The videos made during her residence show the existing nuances between filmed action and direct action. The video here is not an archive of the performance gesture: action is thought based on a frame, a light, a sound recording and is often subject to editing.
Planning around this messy playpen, Rémi Groussin’s signs, sizzle, bathing the exhibition space in multicolored light. This artist also constructs polymorphous works: his sculptures, installations, videos and performances compose an artistic landscape in which the artistic, cinematographic and televisual references crash into each other. By elaborating visual art scenarios thought in an empiric manner in the space receiving them, he constructs a formal narrative often focus on the off-camera.
In the way an apprentice would, Rémi Groussin regularly works with craftsmen and companies, the techniques and competence of whom he appropriates. If he puts the analysis of the materials at the heart of his practice, his devices are however often inoperative: a form of resistance in the work, a sort of opposite, seems to prevent the completion of the work of art.
For Sho-oter, his light sculptures, made during his residence with the support of the company Atomic Néon, use the advertisement codes to better invalidate them. Some signs are still recognizable, such as the emblematic pair of glasses decorating the optical stores, other mutate following their own logic.
In this context, Rémi Groussin took a particular interest to the shape of the glasses, it enabled him to think about the assembling from simple elements: two circles, a bar. From the deconstruction of the pictogram to the schematic representation: the function of the neon then turns to the sculptural field, the sign disappears in favor of the shape. In this procedural research, each of the technical specificity of the object is dissected: light, structure, gas, but also electric voltage, the fastening system…
Thought to be seen from afar, the signs seem disproportionate here compared to the exhibition space: distorting the scale, they enhance by their brightness, sometimes failing, sometimes blinding, the architecture of the former slaughterhouse. Their proximity also unveils their making, surprisingly more crafted than technological: the entangling of cylinders, wires, sockets and ballasts reveal the rough functionality of the object. Thus, Rémi Groussin sets up an antagonistic dramaturgy in which the mechanism unveiled wears a halo of ostentatious splendor.

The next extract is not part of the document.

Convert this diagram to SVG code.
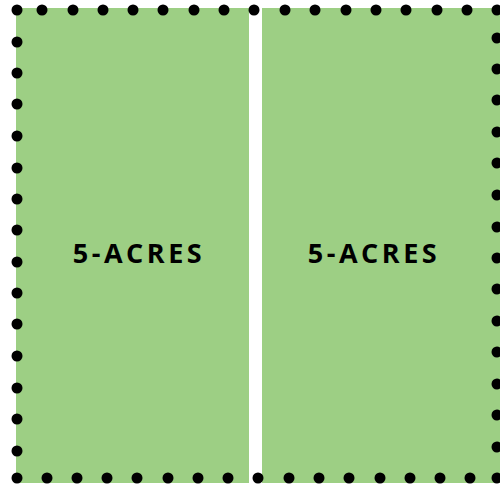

This deconstruction ultimately questions the status of the object — how is it made, shown, transformed, exhausted? It is the starting point of an artistic scenario in which the device goes beyond the sculptural field to enter those of scenography and fiction.
The hazardous assembling of Rémi Goussin could meet the vain gestures of Pauline Brun in what conditions their productions: the work in the studio and the gesture. But this strong appetite only make sense because it enables them to distort their own procedural and fictional mechanics. By taking this step aside, they produce works whose settled shapes seem to be able to mutate indefinitely towards unfinished potentials.